Stated goal
Leave out the pictures and set down exactly the lines from the start of the listing through the one with "minimum width=6.10cm, minimum", both included.

══════════════════════════════

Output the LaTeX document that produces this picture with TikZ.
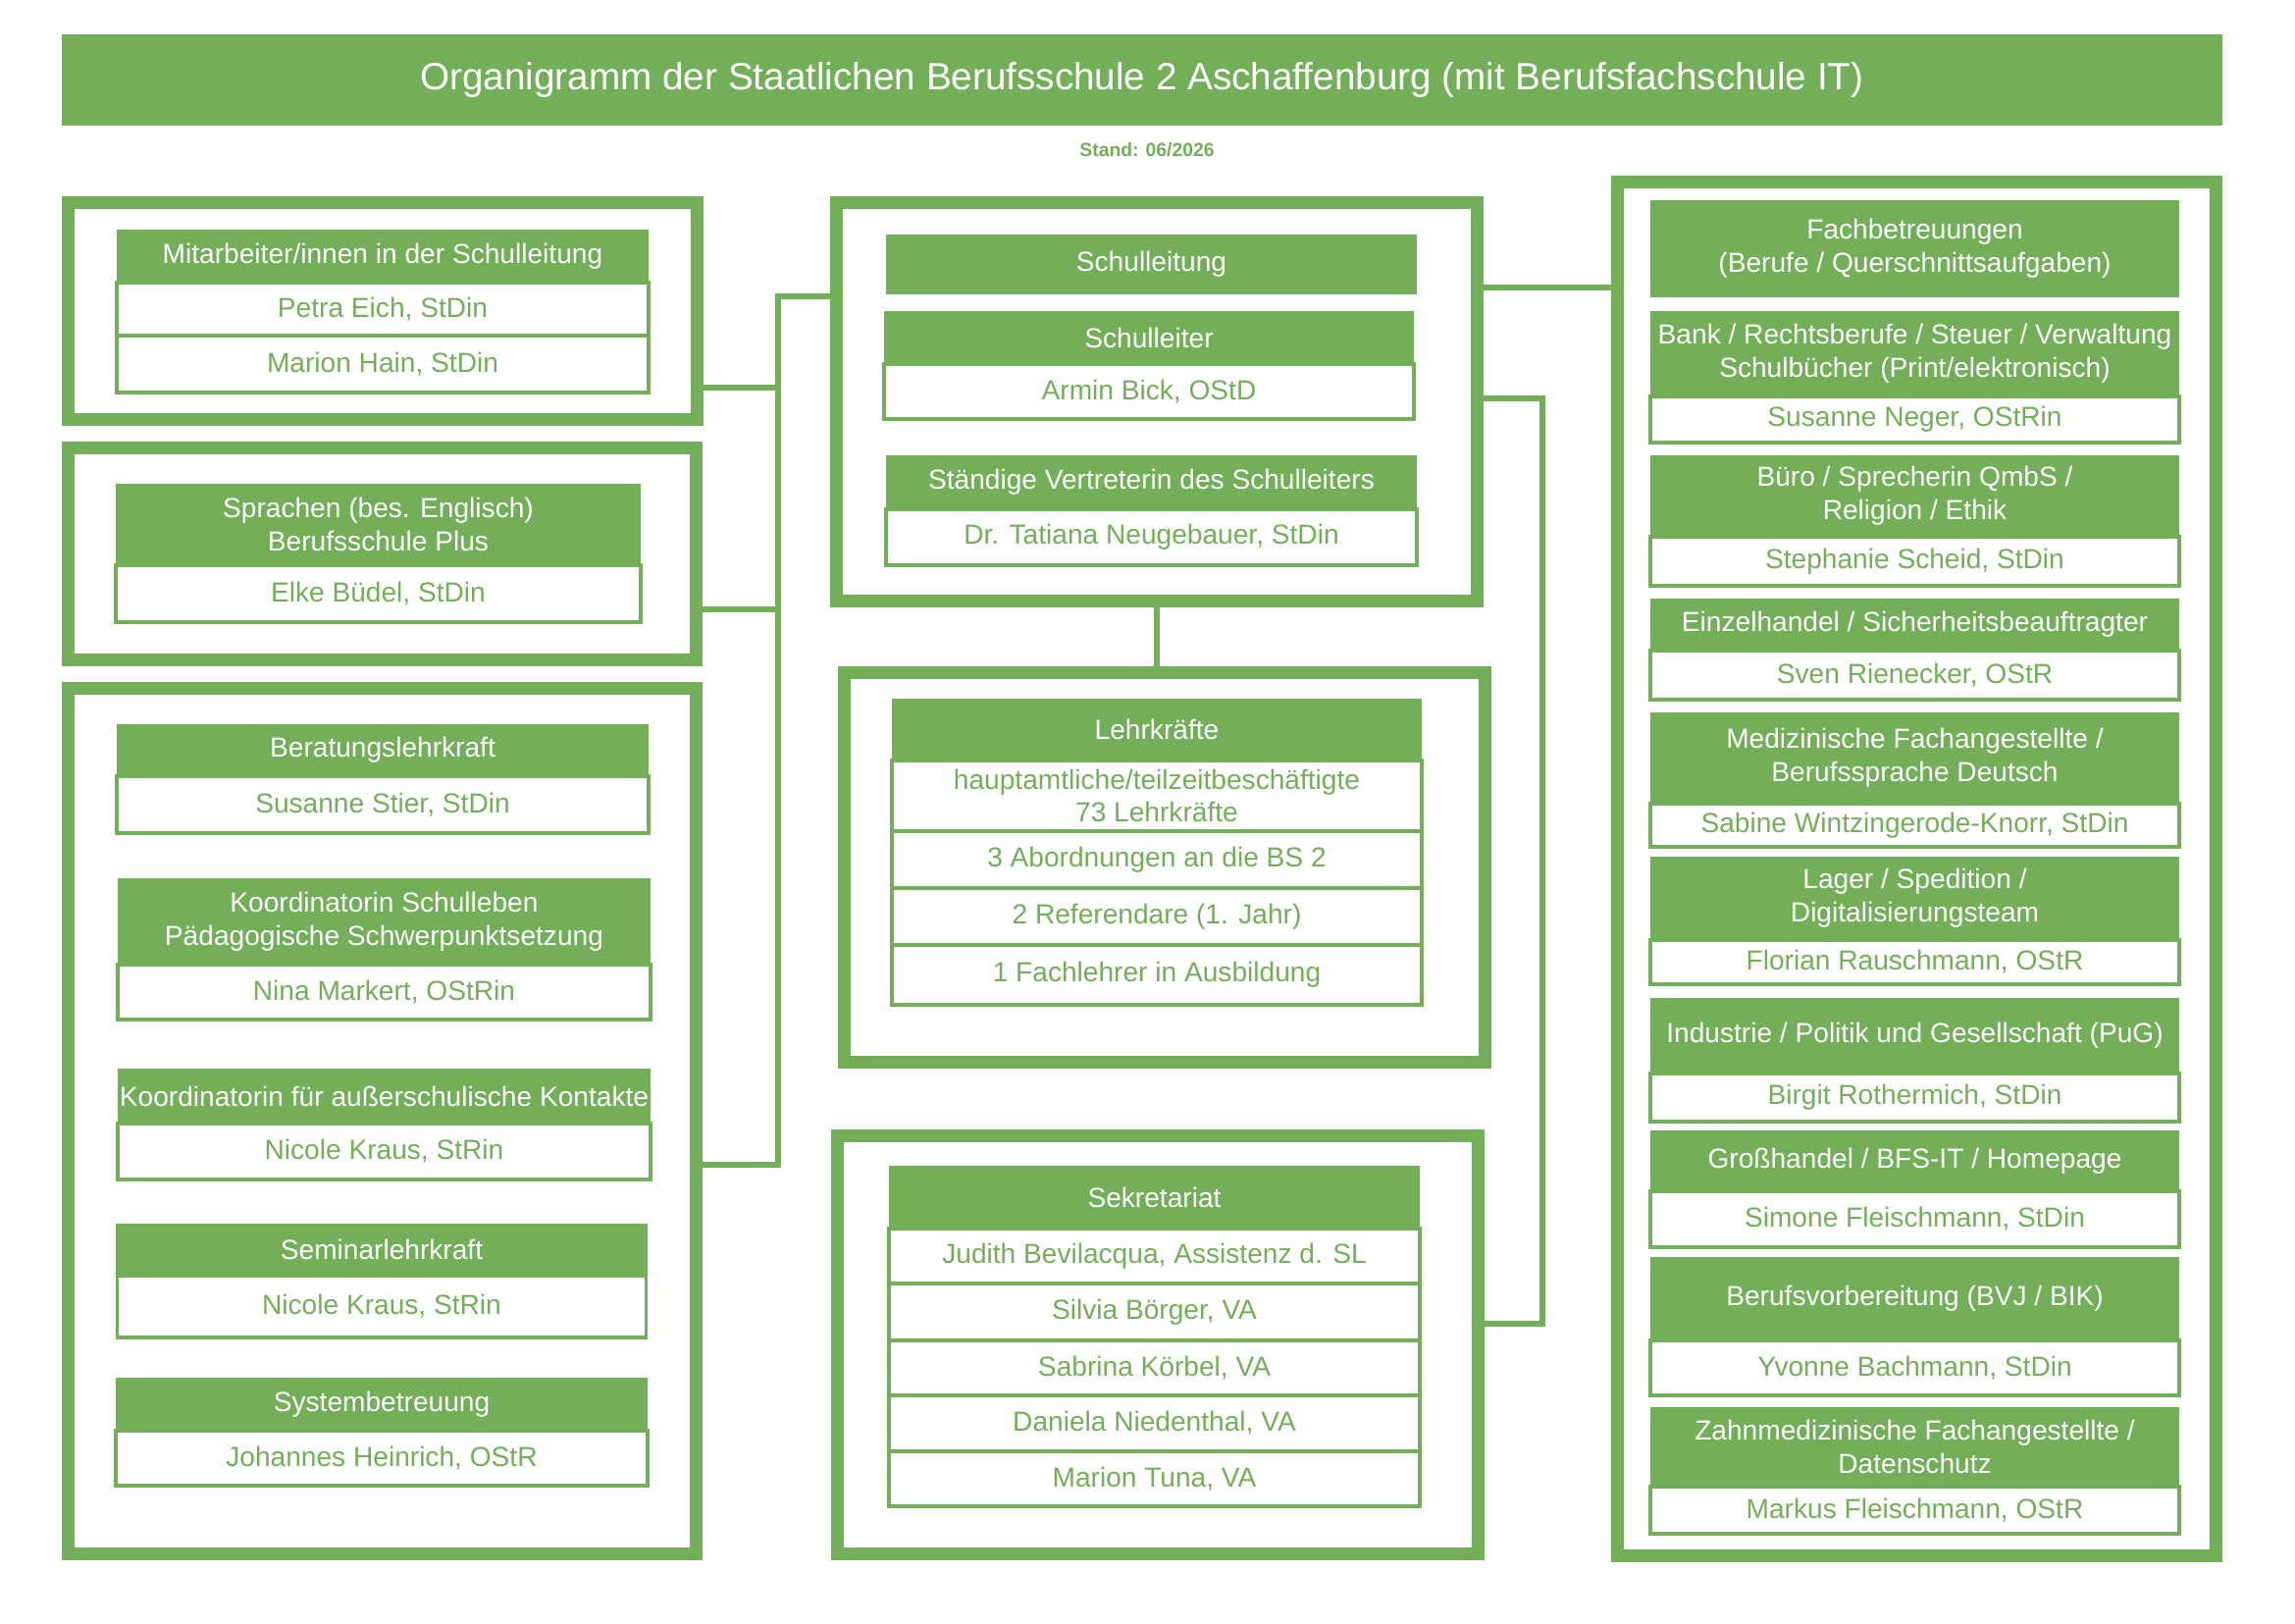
\documentclass[tikz,border=0pt]{standalone}
\usepackage{fontspec}
\setmainfont{Liberation Sans}
\usetikzlibrary{calc}
\definecolor{sbgreen}{RGB}{114,175,88}

\tikzset{
  frame/.style={draw=sbgreen, line width=0.13cm, fill=white, inner sep=0pt},
  head/.style={fill=sbgreen, text=white, align=center, inner sep=1pt, outer sep=0pt, anchor=north west,
    font=\fontsize{8}{9.6}\selectfont},
  entry/.style={draw=sbgreen, line width=0.035cm, fill=white, text=sbgreen, align=center,
    inner sep=1pt, outer sep=0pt, anchor=north, font=\fontsize{8}{9.6}\selectfont},
  conn/.style={draw=sbgreen, line width=0.06cm},
}

\begin{document}
\begin{tikzpicture}[x=1cm, y=-1cm]
\useasboundingbox (0,0) rectangle (23.39,16.54);
% Title
\node[fill=sbgreen, text=white, minimum width=22.02cm, minimum height=0.93cm, inner sep=0pt,
  font=\fontsize{11}{13}\selectfont] (title) at (11.64,0.815)
  {Organigramm der Staatlichen Berufsschule 2 Aschaffenburg (mit Berufsfachschule IT)};
\node[text=sbgreen, font=\bfseries\fontsize{5.5}{6.6}\selectfont] (stand) at (11.69,1.53) {Stand: 06/2026};

% Frames
\node[frame, minimum width=6.41cm, minimum height=2.205cm] (mitF) at (3.90,3.1675) {};
\node[frame, minimum width=6.40cm, minimum height=2.16cm] (sprF) at (3.895,5.645) {};
\node[frame, minimum width=6.40cm, minimum height=8.82cm] (berF) at (3.895,11.425) {};
\node[frame, minimum width=6.53cm, minimum height=4.06cm] (slF) at (11.79,4.095) {};
\node[frame, minimum width=6.53cm, minimum height=3.97cm] (lkF) at (11.87,8.84) {};
\node[frame, minimum width=6.53cm, minimum height=4.26cm] (sekF) at (11.80,13.705) {};
\node[frame, minimum width=6.10cm, minimum height=14.00cm] (fbF) at (19.535,8.855) {};

% Connectors left
\coordinate (trunk) at (7.93,3.02);
\coordinate (trunkEnd) at (7.93,11.87);
\coordinate (j1) at (7.93,3.95);
\coordinate (j2) at (7.93,6.21);
\draw[conn] (slF.west |- trunk) -- (trunk) -- (trunkEnd) -- (berF.east |- trunkEnd);
\draw[conn] (mitF.east |- j1) -- (j1);
\draw[conn] (sprF.east |- j2) -- (j2);
% Connectors right
\coordinate (f1) at (16.00,2.93);
\coordinate (r1) at (15.72,4.06);
\coordinate (r2) at (15.72,13.49);
\draw[conn] (slF.east |- f1) -- (fbF.west |- f1);
\draw[conn] (slF.east |- r1) -- (r1) -- (r2) -- (sekF.east |- r2);
\draw[conn] (slF.south) -- (slF.south |- lkF.north);

% Left column
\node[head, minimum width=5.42cm, minimum height=0.54cm] (mitH) at (1.19,2.34) {Mitarbeiter/innen in der Schulleitung};
\node[entry, minimum width=5.42cm, minimum height=0.54cm] (mitA) at (mitH.south) {Petra Eich, StDin};
\node[entry, minimum width=5.42cm, minimum height=0.58cm] (mitB) at (mitA.south) {Marion Hain, StDin};

\node[head, minimum width=5.35cm, minimum height=0.83cm] (sprH) at (1.18,4.93) {Sprachen (bes. Englisch)\\Berufsschule Plus};
\node[entry, minimum width=5.35cm, minimum height=0.58cm] (sprA) at (sprH.south) {Elke Büdel, StDin};

\node[head, minimum width=5.42cm, minimum height=0.53cm] (berH) at (1.19,7.38) {Beratungslehrkraft};
\node[entry, minimum width=5.42cm, minimum height=0.58cm] (berA) at (berH.south) {Susanne Stier, StDin};

\node[head, minimum width=5.43cm, minimum height=0.88cm] (koH) at (1.20,8.95) {Koordinatorin Schulleben\\Pädagogische Schwerpunktsetzung};
\node[entry, minimum width=5.43cm, minimum height=0.56cm] (koA) at (koH.south) {Nina Markert, OStRin};

\node[head, inner xsep=0pt, minimum width=5.43cm, minimum height=0.56cm] (akH) at (1.20,10.89) {Koordinatorin für außerschulische Kontakte};
\node[entry, minimum width=5.43cm, minimum height=0.57cm] (akA) at (akH.south) {Nicole Kraus, StRin};

\node[head, minimum width=5.42cm, minimum height=0.53cm] (semH) at (1.18,12.47) {Seminarlehrkraft};
\node[entry, minimum width=5.39cm, minimum height=0.63cm] (semA) at (semH.south) {Nicole Kraus, StRin};

\node[head, minimum width=5.42cm, minimum height=0.54cm] (sysH) at (1.18,14.04) {Systembetreuung};
\node[entry, minimum width=5.42cm, minimum height=0.56cm] (sysA) at (sysH.south) {Johannes Heinrich, OStR};

% Middle column
\node[head, minimum width=5.41cm, minimum height=0.61cm] (slH) at (9.03,2.39) {Schulleitung};
\node[head, minimum width=5.40cm, minimum height=0.54cm] (sltH) at (9.01,3.17) {Schulleiter};
\node[entry, minimum width=5.40cm, minimum height=0.56cm] (sltA) at (sltH.south) {Armin Bick, OStD};
\node[head, minimum width=5.41cm, minimum height=0.55cm] (svH) at (9.03,4.64) {Ständige Vertreterin des Schulleiters};
\node[entry, minimum width=5.41cm, minimum height=0.57cm] (svA) at (svH.south) {Dr. Tatiana Neugebauer, StDin};

\node[head, minimum width=5.40cm, minimum height=0.63cm] (lkH) at (9.09,7.12) {Lehrkräfte};
\node[entry, minimum width=5.40cm, minimum height=0.72cm] (lkA) at (lkH.south) {hauptamtliche/teilzeitbeschäftigte\\73 Lehrkräfte};
\node[entry, minimum width=5.40cm, minimum height=0.58cm] (lkB) at (lkA.south) {3 Abordnungen an die BS 2};
\node[entry, minimum width=5.40cm, minimum height=0.58cm] (lkC) at (lkB.south) {2 Referendare (1. Jahr)};
\node[entry, minimum width=5.40cm, minimum height=0.61cm] (lkD) at (lkC.south) {1 Fachlehrer in Ausbildung};

\node[head, minimum width=5.41cm, minimum height=0.64cm] (sekH) at (9.06,11.88) {Sekretariat};
\node[entry, minimum width=5.41cm, minimum height=0.56cm] (sekA) at (sekH.south) {Judith Bevilacqua, Assistenz d. SL};
\node[entry, minimum width=5.41cm, minimum height=0.58cm] (sekB) at (sekA.south) {Silvia Börger, VA};
\node[entry, minimum width=5.41cm, minimum height=0.56cm] (sekC) at (sekB.south) {Sabrina Körbel, VA};
\node[entry, minimum width=5.41cm, minimum height=0.57cm] (sekD) at (sekC.south) {Daniela Niedenthal, VA};
\node[entry, minimum width=5.41cm, minimum height=0.56cm] (sekE) at (sekD.south) {Marion Tuna, VA};

% Right column
\node[head, minimum width=5.39cm, minimum height=0.99cm] (fbH) at (16.82,2.04) {Fachbetreuungen\\(Berufe / Querschnittsaufgaben)};
\node[head, minimum width=5.39cm, minimum height=0.87cm] (bankH) at (16.82,3.17) {Bank / Rechtsberufe / Steuer / Verwaltung\\Schulbücher (Print/elektronisch)};
\node[entry, minimum width=5.39cm, minimum height=0.47cm] (bankA) at (bankH.south) {Susanne Neger, OStRin};
\node[head, minimum width=5.39cm, minimum height=0.83cm] (bueH) at (16.82,4.64) {Büro / Sprecherin QmbS /\\Religion / Ethik};
\node[entry, minimum width=5.39cm, minimum height=0.50cm] (bueA) at (bueH.south) {Stephanie Scheid, StDin};
\node[head, minimum width=5.39cm, minimum height=0.53cm] (ehH) at (16.82,6.10) {Einzelhandel / Sicherheitsbeauftragter};
\node[entry, minimum width=5.39cm, minimum height=0.50cm] (ehA) at (ehH.south) {Sven Rienecker, OStR};
\node[head, minimum width=5.39cm, minimum height=0.93cm] (medH) at (16.82,7.26) {Medizinische Fachangestellte /\\Berufssprache Deutsch};
\node[entry, minimum width=5.39cm, minimum height=0.44cm] (medA) at (medH.south) {Sabine Wintzingerode-Knorr, StDin};
\node[head, minimum width=5.39cm, minimum height=0.85cm] (lagH) at (16.82,8.73) {Lager / Spedition /\\Digitalisierungsteam};
\node[entry, minimum width=5.39cm, minimum height=0.45cm] (lagA) at (lagH.south) {Florian Rauschmann, OStR};
\node[head, minimum width=5.39cm, minimum height=0.77cm] (indH) at (16.82,10.17) {Industrie / Politik und Gesellschaft (PuG)};
\node[entry, minimum width=5.39cm, minimum height=0.49cm] (indA) at (indH.south) {Birgit Rothermich, StDin};
\node[head, minimum width=5.39cm, minimum height=0.62cm] (ghH) at (16.82,11.52) {Großhandel / BFS-IT / Homepage};
\node[entry, minimum width=5.39cm, minimum height=0.57cm] (ghA) at (ghH.south) {Simone Fleischmann, StDin};
\node[head, minimum width=5.39cm, minimum height=0.85cm] (bvH) at (16.82,12.81) {Berufsvorbereitung (BVJ / BIK)};
\node[entry, minimum width=5.39cm, minimum height=0.56cm] (bvA) at (bvH.south) {Yvonne Bachmann, StDin};
\node[head, minimum width=5.39cm, minimum height=0.81cm] (zmH) at (16.82,14.34) {Zahnmedizinische Fachangestellte /\\Datenschutz};
\node[entry, minimum width=5.39cm, minimum height=0.48cm] (zmA) at (zmH.south) {Markus Fleischmann, OStR};
\end{tikzpicture}
\end{document}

══════════════════════════════

Problem solution
Output the LaTeX document that produces this picture with TikZ.
\documentclass[tikz,border=0pt]{standalone}
\usepackage{fontspec}
\setmainfont{Liberation Sans}
\usetikzlibrary{calc}
\definecolor{sbgreen}{RGB}{114,175,88}

\tikzset{
  frame/.style={draw=sbgreen, line width=0.13cm, fill=white, inner sep=0pt},
  head/.style={fill=sbgreen, text=white, align=center, inner sep=1pt, outer sep=0pt, anchor=north west,
    font=\fontsize{8}{9.6}\selectfont},
  entry/.style={draw=sbgreen, line width=0.035cm, fill=white, text=sbgreen, align=center,
    inner sep=1pt, outer sep=0pt, anchor=north, font=\fontsize{8}{9.6}\selectfont},
  conn/.style={draw=sbgreen, line width=0.06cm},
}

\begin{document}
\begin{tikzpicture}[x=1cm, y=-1cm]
\useasboundingbox (0,0) rectangle (23.39,16.54);
% Title
\node[fill=sbgreen, text=white, minimum width=22.02cm, minimum height=0.93cm, inner sep=0pt,
  font=\fontsize{11}{13}\selectfont] (title) at (11.64,0.815)
  {Organigramm der Staatlichen Berufsschule 2 Aschaffenburg (mit Berufsfachschule IT)};
\node[text=sbgreen, font=\bfseries\fontsize{5.5}{6.6}\selectfont] (stand) at (11.69,1.53) {Stand: 06/2026};

% Frames
\node[frame, minimum width=6.41cm, minimum height=2.205cm] (mitF) at (3.90,3.1675) {};
\node[frame, minimum width=6.40cm, minimum height=2.16cm] (sprF) at (3.895,5.645) {};
\node[frame, minimum width=6.40cm, minimum height=8.82cm] (berF) at (3.895,11.425) {};
\node[frame, minimum width=6.53cm, minimum height=4.06cm] (slF) at (11.79,4.095) {};
\node[frame, minimum width=6.53cm, minimum height=3.97cm] (lkF) at (11.87,8.84) {};
\node[frame, minimum width=6.53cm, minimum height=4.26cm] (sekF) at (11.80,13.705) {};
\node[frame, minimum width=6.10cm, minimum height=14.00cm] (fbF) at (19.535,8.855) {};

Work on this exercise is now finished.